> **Set exercise**: Return the whole listing, line for line, without the pictures in it.
----
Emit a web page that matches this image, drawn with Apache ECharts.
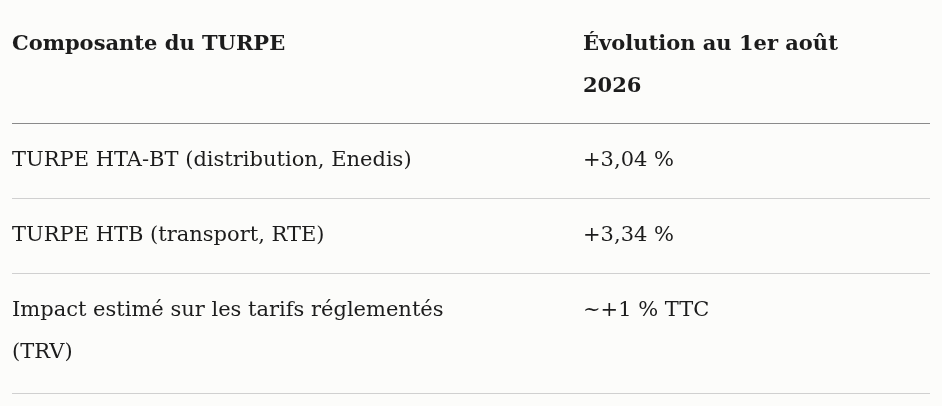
<!DOCTYPE html>
<html>
<head>
<meta charset="utf-8">
<script src="https://cdn.jsdelivr.net/npm/echarts@6/dist/echarts.min.js"></script>
<style>
  html, body { margin: 0; padding: 0; background: #fcfcfa; }
  #table_chart { width: 942px; height: 406px; }
</style>
</head>
<body>
<div id="table_chart"></div>
<script>
// contenu du tableau
var headers = ['Composante du TURPE', 'Évolution au 1er août\n2026'];
var components = ['TURPE HTA-BT (distribution, Enedis)', 'TURPE HTB (transport, RTE)', 'Impact estimé sur les tarifs réglementés\n(TRV)'];
var evolutions = ['+3,04 %', '+3,34 %', '~+1 % TTC'];

var chart = echarts.init(document.getElementById('table_chart'));

var FONT = '"DejaVu Serif", "Liberation Serif", serif';
var col1X = 12, col2X = 583, lineRight = 930;
var rowTops = [123, 198, 273];
var rowBottoms = [198, 273, 393];
var lineH = 42;

var elements = [];
// y = centre de la première ligne de texte
function txt(x, y, s, bold) {
    elements.push({
        type: 'text', x: x, y: y - lineH / 2,
        style: { text: s, fill: '#1c1c1c', font: (bold ? 'bold ' : '') + '21px ' + FONT,
                 lineHeight: lineH, verticalAlign: 'top' }
    });
}
function hline(y, color) {
    elements.push({
        type: 'line', shape: { x1: col1X, y1: y + 0.5, x2: lineRight, y2: y + 0.5 },
        style: { stroke: color, lineWidth: 1 }
    });
}

// en-tête
txt(col1X, 45, headers[0], true);
txt(col2X, 45, headers[1], true);
hline(rowTops[0], '#8a8a8a');

// lignes
for (var i = 0; i < components.length; i++) {
    var yc = rowTops[i] + 38;
    txt(col1X, yc, components[i], false);
    txt(col2X, yc, evolutions[i], false);
    hline(rowBottoms[i], '#d0d0d0');
}

chart.setOption({ backgroundColor: '#fcfcfa', graphic: elements });
</script>
</body>
</html>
----
> **Result of the exercise**:
Emit a web page that matches this image, drawn with Apache ECharts.
<!DOCTYPE html>
<html>
<head>
<meta charset="utf-8">
<script src="https://cdn.jsdelivr.net/npm/echarts@6/dist/echarts.min.js"></script>
<style>
  html, body { margin: 0; padding: 0; background: #fcfcfa; }
  #table_chart { width: 942px; height: 406px; }
</style>
</head>
<body>
<div id="table_chart"></div>
<script>
// contenu du tableau
var headers = ['Composante du TURPE', 'Évolution au 1er août\n2026'];
var components = ['TURPE HTA-BT (distribution, Enedis)', 'TURPE HTB (transport, RTE)', 'Impact estimé sur les tarifs réglementés\n(TRV)'];
var evolutions = ['+3,04 %', '+3,34 %', '~+1 % TTC'];

var chart = echarts.init(document.getElementById('table_chart'));

var FONT = '"DejaVu Serif", "Liberation Serif", serif';
var col1X = 12, col2X = 583, lineRight = 930;
var rowTops = [123, 198, 273];
var rowBottoms = [198, 273, 393];
var lineH = 42;

var elements = [];
// y = centre de la première ligne de texte
function txt(x, y, s, bold) {
    elements.push({
        type: 'text', x: x, y: y - lineH / 2,
        style: { text: s, fill: '#1c1c1c', font: (bold ? 'bold ' : '') + '21px ' + FONT,
                 lineHeight: lineH, verticalAlign: 'top' }
    });
}
function hline(y, color) {
    elements.push({
        type: 'line', shape: { x1: col1X, y1: y + 0.5, x2: lineRight, y2: y + 0.5 },
        style: { stroke: color, lineWidth: 1 }
    });
}

// en-tête
txt(col1X, 45, headers[0], true);
txt(col2X, 45, headers[1], true);
hline(rowTops[0], '#8a8a8a');

// lignes
for (var i = 0; i < components.length; i++) {
    var yc = rowTops[i] + 38;
    txt(col1X, yc, components[i], false);
    txt(col2X, yc, evolutions[i], false);
    hline(rowBottoms[i], '#d0d0d0');
}

chart.setOption({ backgroundColor: '#fcfcfa', graphic: elements });
</script>
</body>
</html>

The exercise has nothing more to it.